I feel like a path is taking shape - revealing itself through the swirling mist of confusion and self-doubt that has plagued me for the past several years. I wouldn't say I can see very far into the future (though as my rh negative post implies, my family might) but I feel I can see enough.
I'm not as worried now. This is probably because in the last few days I've had some very positive feedback on my writing (Look forward to more info on that shortly. And no, it's not about my books or short stories, though I expect something is coming around the bend for them too.). Suddenly I don't feel like things are impossible. Affirmation from someone besides your husband or your parents will do that. It feels good. It opens possibilities.
Because of this little piece of security in myself, I feel like I can relax enough to dream.
When I was in Americorps, I had the best mentor I think I've ever had. I think, more than anything, my time with her was intended. She did many things that struck me, and shaped me in ways I did not expect. She had us do exercises as a group that I had never seen done before. One of the things she had us do was get into pairs and dream aloud about what would make life more wonderful. The challenge was to make what our partner said more wonderful until we voiced the most specific and best possible outcome we could imagine. At the time I probably thought it silly (though useful in a fun sort of way). Now, I wish I could get others to engage this process with me. I understand its value.
That exercise is good because it helps you to stretch your expectations. It helps you to visualize and to reach for things. Everyone in sports (and those who follow self-help trends) will tell you visualization is key to success. Of course in sports outcomes are limited by the rules of the game. In life, there are no rules. The possibilities are endless.
The second lesson, the much harder one which my mentor was only able to hint at before we went our separate ways, has to do with attachment. The universe does things in its own way and time. Yes, the visualization helps. Yes, focusing on the end result helps. Having goals helps. But the path...the path is unexpected.
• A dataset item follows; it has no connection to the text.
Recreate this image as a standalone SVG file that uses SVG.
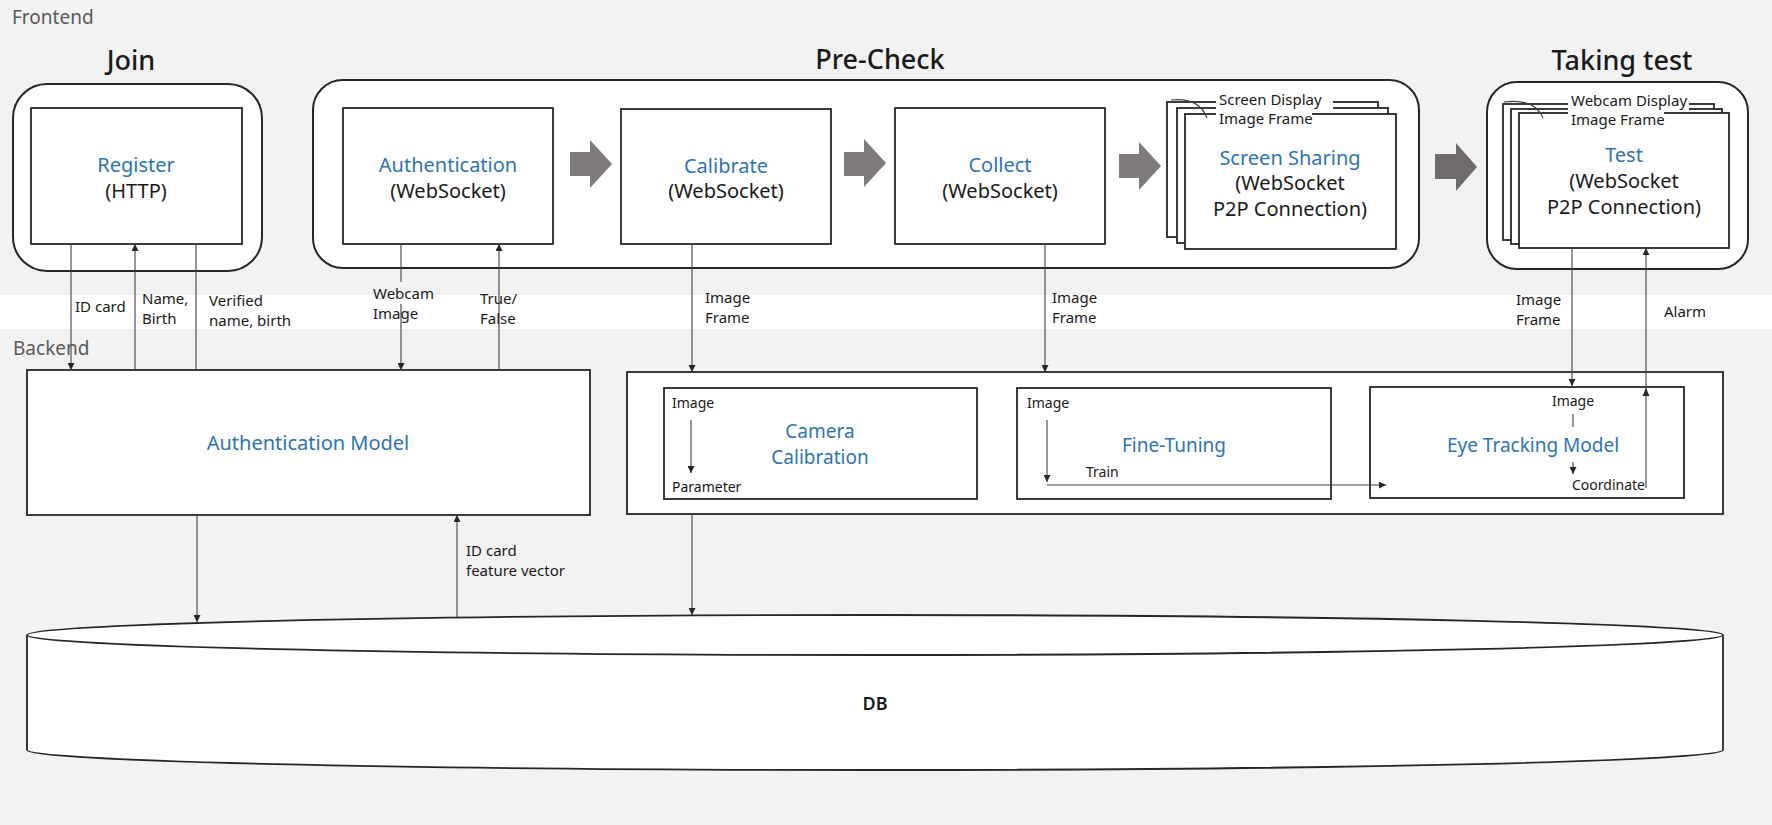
<svg xmlns="http://www.w3.org/2000/svg" width="1772" height="825" viewBox="0 0 1772 825">
<defs>
<style>
text{font-family:"Noto Sans","Liberation Sans",sans-serif;fill:#1a1a1a}
.band{font-size:19px;fill:#595959}
.title{font-size:27px;font-weight:500;text-anchor:middle}
.main{font-size:20px;text-anchor:middle}
.blue{fill:#2e74b5}
.sub{font-size:19px;text-anchor:middle}
.lbl{font-size:15px}
.sm{font-size:14px}
.grp{fill:#fff;stroke:#262626;stroke-width:2}
.box{fill:#fff;stroke:#262626;stroke-width:1.8}
.ln{stroke:#404040;stroke-width:1.1;fill:none}
.arr{marker-end:url(#ah)}
.big{fill:#7f7b7b}
</style>
<marker id="ah" viewBox="0 0 10 10" refX="10" refY="5" markerWidth="7" markerHeight="7" markerUnits="userSpaceOnUse" orient="auto">
<path d="M0,0 L10,5 L0,10 z" fill="#262626"/>
</marker>
</defs>
<rect x="0" y="0" width="1772" height="825" fill="#f2f2f2"/>
<rect x="0" y="295" width="1772" height="34" fill="#ffffff"/>
<text class="band" x="12" y="24">Frontend</text>
<text class="band" x="13" y="355">Backend</text>

<g id="join">
<text class="title" x="131" y="70">Join</text>
<rect class="grp" x="13" y="84" width="249" height="187" rx="34"/>
</g>
<g id="register">
<rect class="box" x="31" y="108" width="211" height="136"/>
<text class="main blue" x="136" y="172">Register</text>
<text class="main" x="136" y="198">(HTTP)</text>
</g>

<g id="precheck">
<text class="title" x="880" y="69">Pre-Check</text>
<rect class="grp" x="313" y="80" width="1106" height="188" rx="30"/>
</g>
<g id="authentication">
<rect class="box" x="343" y="108" width="210" height="136"/>
<text class="main blue" x="448" y="172">Authentication</text>
<text class="main" x="448" y="198">(WebSocket)</text>
</g>
<g id="calibrate">
<rect class="box" x="621" y="109" width="210" height="135"/>
<text class="main blue" x="726" y="173">Calibrate</text>
<text class="main" x="726" y="198">(WebSocket)</text>
</g>
<g id="collect">
<rect class="box" x="895" y="108" width="210" height="136"/>
<text class="main blue" x="1000" y="172">Collect</text>
<text class="main" x="1000" y="198">(WebSocket)</text>
</g>
<g id="screensharing">
<rect class="box" x="1167" y="102" width="211" height="135"/>
<rect class="box" x="1177" y="108" width="211" height="135"/>
<rect class="box" x="1185" y="114" width="211" height="135"/>
<rect x="1216" y="90" width="117" height="20" fill="#fff"/>
<rect x="1216" y="110" width="96" height="18" fill="#fff"/>
<path class="ln" d="M1171,100 Q1199,97 1207,118"/>
<text class="lbl" x="1219" y="105">Screen Display</text>
<text class="lbl" x="1219" y="124">Image Frame</text>
<text class="main blue" x="1290" y="165">Screen Sharing</text>
<text class="main" x="1290" y="190">(WebSocket</text>
<text class="main" x="1290" y="216">P2P Connection)</text>
</g>

<g id="takingtest">
<text class="title" x="1622" y="70">Taking test</text>
<rect class="grp" x="1487" y="82" width="261" height="187" rx="30"/>
</g>
<g id="test">
<rect class="box" x="1503" y="104" width="211" height="136"/>
<rect class="box" x="1511" y="109" width="211" height="135"/>
<rect class="box" x="1519" y="113" width="210" height="135"/>
<rect x="1568" y="91" width="121" height="20" fill="#fff"/>
<rect x="1568" y="111" width="96" height="18" fill="#fff"/>
<path class="ln" d="M1504,102 Q1535,98 1543,118"/>
<text class="lbl" x="1571" y="106">Webcam Display</text>
<text class="lbl" x="1571" y="125">Image Frame</text>
<text class="main blue" x="1624" y="162">Test</text>
<text class="main" x="1624" y="188">(WebSocket</text>
<text class="main" x="1624" y="214">P2P Connection)</text>
</g>

<g id="flow-arrows">
<path class="big" d="M570,152 H590 V140 L612,164 L590,188 V176 H570 Z"/>
<path class="big" d="M844,152 H864 V139 L886,163 L864,187 V176 H844 Z"/>
<path class="big" d="M1119,154 H1139 V142 L1161,166 L1139,190 V178 H1119 Z"/>
<path d="M1435,154 H1456 V143 L1477,167 L1456,191 V179 H1435 Z" fill="#6f6b6b"/>
</g>

<g id="authmodel">
<rect class="box" x="27" y="370" width="563" height="145"/>
<text class="main blue" x="308" y="450">Authentication Model</text>
</g>

<g id="backendgroup">
<rect class="box" x="627" y="372" width="1096" height="142"/>
</g>
<g id="cameracalibration">
<rect class="box" x="664" y="388" width="313" height="111"/>
<text class="sm" x="672" y="408">Image</text>
<text class="sm" x="672" y="492">Parameter</text>
<text class="sub blue" x="820" y="438">Camera</text>
<text class="sub blue" x="820" y="464">Calibration</text>
</g>
<g id="finetuning">
<rect class="box" x="1017" y="388" width="314" height="111"/>
<text class="sm" x="1027" y="408">Image</text>
<text class="sm" x="1086" y="477">Train</text>
<text class="sub blue" x="1174" y="452">Fine-Tuning</text>
</g>
<g id="eyetracking">
<rect class="box" x="1370" y="387" width="314" height="111"/>
<text class="sm" x="1573" y="406" text-anchor="middle">Image</text>
<text class="sm" x="1572" y="490">Coordinate</text>
<text class="sub blue" x="1533" y="452">Eye Tracking Model</text>
</g>

<g id="db">
<path d="M27,635 A848,20 0 0 1 1723,635 V750 A848,20 0 0 1 27,750 Z" fill="#fff" stroke="#262626" stroke-width="1.8"/>
<path d="M27,635 A848,20 0 0 0 1723,635" fill="none" stroke="#262626" stroke-width="1.8"/>
<text x="875" y="710" text-anchor="middle" style="font-size:18px;font-weight:600">DB</text>
</g>

<g id="connectors">
<line class="ln arr" x1="71" y1="244" x2="71" y2="370"/>
<line class="ln arr" x1="135" y1="370" x2="135" y2="244"/>
<line class="ln" x1="196" y1="244" x2="196" y2="370"/>
<line class="ln" x1="401" y1="244" x2="401" y2="282"/>
<line class="ln arr" x1="401" y1="304" x2="401" y2="370"/>
<line class="ln arr" x1="499" y1="370" x2="499" y2="244"/>
<line class="ln arr" x1="692" y1="244" x2="692" y2="372"/>
<line class="ln arr" x1="1045" y1="244" x2="1045" y2="372"/>
<line class="ln arr" x1="1572" y1="248" x2="1572" y2="386"/>
<line class="ln arr" x1="1646" y1="488" x2="1646" y2="248"/>
<path d="M1646,388 L1649.5,396 L1642.5,396 Z" fill="#262626"/>
<line class="ln arr" x1="691" y1="420" x2="691" y2="473"/>
<line class="ln arr" x1="1047" y1="420" x2="1047" y2="482"/>
<line class="ln arr" x1="1047" y1="485" x2="1386" y2="485"/>
<line class="ln" x1="1573" y1="414" x2="1573" y2="427"/>
<line class="ln arr" x1="1573" y1="462" x2="1573" y2="474"/>
<line class="ln arr" x1="197" y1="515" x2="197" y2="622"/>
<line class="ln arr" x1="457" y1="617" x2="457" y2="515"/>
<line class="ln arr" x1="692" y1="514" x2="692" y2="615"/>
</g>

<g id="labels">
<text class="lbl" x="75" y="312">ID card</text>
<text class="lbl" x="142" y="304">Name,</text>
<text class="lbl" x="142" y="324">Birth</text>
<text class="lbl" x="209" y="306">Verified</text>
<text class="lbl" x="209" y="326">name, birth</text>
<text class="lbl" x="373" y="299">Webcam</text>
<text class="lbl" x="373" y="319">Image</text>
<text class="lbl" x="480" y="304">True/</text>
<text class="lbl" x="480" y="324">False</text>
<text class="lbl" x="705" y="303">Image</text>
<text class="lbl" x="705" y="323">Frame</text>
<text class="lbl" x="1052" y="303">Image</text>
<text class="lbl" x="1052" y="323">Frame</text>
<text class="lbl" x="1516" y="305">Image</text>
<text class="lbl" x="1516" y="325">Frame</text>
<text class="lbl" x="1664" y="317">Alarm</text>
<text class="lbl" x="466" y="556">ID card</text>
<text class="lbl" x="466" y="576">feature vector</text>
</g>
</svg>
I think about my baby and what the ultrasound tech said about kiddo following dates exactly and how rare that is. This is a metaphor for all of us in life. There is a set pattern, a group of expected mile markers that occur within given times of life, but they are rarely followed to perfection. Does it really matter if the baby is more active earlier? If he or she is a few days below weight? As long as the baby is born healthy, it doesn't matter that mom threw up once or daily. It doesn't matter that her belly was small or large.
Yes of course it changes the experience, but the goal is still achieved. The path was unexpected, but the desired result still came to fruition.
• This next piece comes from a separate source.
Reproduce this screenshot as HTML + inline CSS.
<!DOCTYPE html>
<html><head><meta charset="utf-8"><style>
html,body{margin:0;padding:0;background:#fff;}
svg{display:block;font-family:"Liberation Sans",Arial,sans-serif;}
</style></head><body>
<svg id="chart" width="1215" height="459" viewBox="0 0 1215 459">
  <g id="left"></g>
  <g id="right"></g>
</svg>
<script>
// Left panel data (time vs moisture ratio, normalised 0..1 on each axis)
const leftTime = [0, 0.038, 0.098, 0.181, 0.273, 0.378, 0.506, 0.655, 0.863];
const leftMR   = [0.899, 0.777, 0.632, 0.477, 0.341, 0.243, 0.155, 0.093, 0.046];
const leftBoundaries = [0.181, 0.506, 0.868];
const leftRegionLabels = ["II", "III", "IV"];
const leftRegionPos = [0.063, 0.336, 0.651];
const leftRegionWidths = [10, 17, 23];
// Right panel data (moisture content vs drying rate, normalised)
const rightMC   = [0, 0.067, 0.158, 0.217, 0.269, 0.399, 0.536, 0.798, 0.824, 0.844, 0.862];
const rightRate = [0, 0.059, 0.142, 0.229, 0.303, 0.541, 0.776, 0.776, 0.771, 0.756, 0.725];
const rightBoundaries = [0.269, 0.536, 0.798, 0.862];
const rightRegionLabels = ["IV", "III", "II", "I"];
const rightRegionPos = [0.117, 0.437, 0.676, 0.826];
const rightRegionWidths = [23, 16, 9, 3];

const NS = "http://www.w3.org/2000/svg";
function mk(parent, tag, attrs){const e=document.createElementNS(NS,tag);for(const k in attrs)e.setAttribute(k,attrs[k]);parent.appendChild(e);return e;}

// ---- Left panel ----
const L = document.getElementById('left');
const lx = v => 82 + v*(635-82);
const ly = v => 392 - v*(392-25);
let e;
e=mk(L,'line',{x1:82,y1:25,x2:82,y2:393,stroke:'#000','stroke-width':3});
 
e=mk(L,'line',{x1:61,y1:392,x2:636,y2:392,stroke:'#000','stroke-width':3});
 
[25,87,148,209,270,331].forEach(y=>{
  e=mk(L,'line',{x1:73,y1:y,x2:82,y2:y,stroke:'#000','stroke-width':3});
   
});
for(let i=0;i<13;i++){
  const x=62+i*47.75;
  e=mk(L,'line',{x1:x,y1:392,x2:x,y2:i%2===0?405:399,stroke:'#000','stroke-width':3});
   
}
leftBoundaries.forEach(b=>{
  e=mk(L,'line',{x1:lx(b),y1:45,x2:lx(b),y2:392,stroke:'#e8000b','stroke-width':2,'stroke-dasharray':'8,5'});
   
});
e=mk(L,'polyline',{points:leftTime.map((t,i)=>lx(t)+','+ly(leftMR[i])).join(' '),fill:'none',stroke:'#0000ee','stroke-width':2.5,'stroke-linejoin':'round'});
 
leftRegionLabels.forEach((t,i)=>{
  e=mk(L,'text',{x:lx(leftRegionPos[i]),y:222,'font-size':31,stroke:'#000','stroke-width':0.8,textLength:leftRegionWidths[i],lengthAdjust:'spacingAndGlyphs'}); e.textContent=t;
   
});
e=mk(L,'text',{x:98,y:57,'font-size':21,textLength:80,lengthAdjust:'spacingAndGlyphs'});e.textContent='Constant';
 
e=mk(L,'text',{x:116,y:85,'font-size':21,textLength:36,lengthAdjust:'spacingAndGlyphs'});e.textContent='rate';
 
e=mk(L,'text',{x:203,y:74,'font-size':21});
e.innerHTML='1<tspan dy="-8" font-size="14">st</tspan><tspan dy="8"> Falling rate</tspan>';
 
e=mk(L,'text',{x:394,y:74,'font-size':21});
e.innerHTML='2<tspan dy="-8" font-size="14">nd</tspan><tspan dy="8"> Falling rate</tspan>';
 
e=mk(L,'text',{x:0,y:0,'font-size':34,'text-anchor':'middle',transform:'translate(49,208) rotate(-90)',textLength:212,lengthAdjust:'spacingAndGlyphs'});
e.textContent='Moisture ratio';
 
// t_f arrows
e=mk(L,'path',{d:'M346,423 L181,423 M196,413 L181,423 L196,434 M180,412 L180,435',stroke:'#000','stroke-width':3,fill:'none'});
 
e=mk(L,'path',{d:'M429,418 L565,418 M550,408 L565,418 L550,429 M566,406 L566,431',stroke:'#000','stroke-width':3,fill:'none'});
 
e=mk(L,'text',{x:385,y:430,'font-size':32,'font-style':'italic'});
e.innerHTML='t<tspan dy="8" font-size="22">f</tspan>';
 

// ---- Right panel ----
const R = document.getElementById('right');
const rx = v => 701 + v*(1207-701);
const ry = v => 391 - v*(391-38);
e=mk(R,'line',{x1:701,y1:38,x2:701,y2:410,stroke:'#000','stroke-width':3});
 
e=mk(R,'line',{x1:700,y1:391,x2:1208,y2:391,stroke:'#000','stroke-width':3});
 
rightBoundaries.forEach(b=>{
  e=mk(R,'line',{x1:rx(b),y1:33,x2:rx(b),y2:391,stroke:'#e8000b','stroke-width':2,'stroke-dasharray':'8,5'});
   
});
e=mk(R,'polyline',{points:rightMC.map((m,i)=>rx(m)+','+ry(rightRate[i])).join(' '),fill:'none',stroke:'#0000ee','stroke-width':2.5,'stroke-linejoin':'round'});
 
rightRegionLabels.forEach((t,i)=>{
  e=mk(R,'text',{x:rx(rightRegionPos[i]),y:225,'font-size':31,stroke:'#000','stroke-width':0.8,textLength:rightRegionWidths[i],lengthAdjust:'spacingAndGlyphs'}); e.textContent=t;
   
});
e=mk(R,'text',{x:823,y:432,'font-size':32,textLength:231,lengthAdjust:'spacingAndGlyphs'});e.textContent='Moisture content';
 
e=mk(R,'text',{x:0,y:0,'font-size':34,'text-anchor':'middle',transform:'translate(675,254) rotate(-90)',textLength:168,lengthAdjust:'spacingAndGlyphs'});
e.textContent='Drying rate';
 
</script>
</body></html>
This has been one of the hardest lessons for me to learn. Its ironic. When I was younger I wouldn't have minded so much about switching gears and following the path in an unexpected way, even if it seemed to point backwards. Now that I have specific goals in mind, specific dreams that I've held for longer than six months, I find I struggle with becoming attached to a certain way of doing things. An expected path is comfortable. The problem is, clinging to the expected can fight against the natural course of progress. By clinging to the expected, I may end up stuck, missing my chances to move forward towards what I really want - which was never the path, but my goal.
Consider me schooled.
I thought I wanted - no, that I needed an agent. I thought I needed to be published by a big publishing house and that in the mean time I needed to market myself the way so many indie authors do - with book trailers, blog tours, and solicited reviews. But that's not me, at least not now.
I can't stand that part of the industry. I just haven't connected with anyone. I haven't found a person in fiction (yet) who can connect me to the rest of it. For me, that is what I would need to do the traditional PR song and dance. So instead I'm doing what I do well. I'm going to write.
I'm going to rewrite my partially finished books and finish them. I'm going to self-publish them not because I'm afraid of rejection, but because they will speak for themselves. I'm going to write short stories and essays and I will submit them to magazine after magazine, contest after contest until they are published. I'm going to blog every day, on this site and hopefully others that will bring me some guaranteed income. And by the end of this, I will be so fricking amazing, and my name will be so pervasive, that PR specialists, and agents, and publishers, and movie studios will come to me.
This is my vow. My promise to myself.
I don't know exactly what will happen. I don't know that my path will continue on this trajectory. All I know is that since I got pregnant, I've been blogging more and my book sales have increased. It's not a lot, but it's noteable. It's enough for me to say it's worth the daily 3 am post, and possibly the fourth and fifth self-published book. It's worth the submissions to literary magazines and contests.
I guess God knows how much a person needs to keep going. All I needed was a well timed voicemail and an affirming email. Invigorated by my new-found confidence, I will take the next step on my unexpected path, relishing its surprising uniqueness, trusting in my success.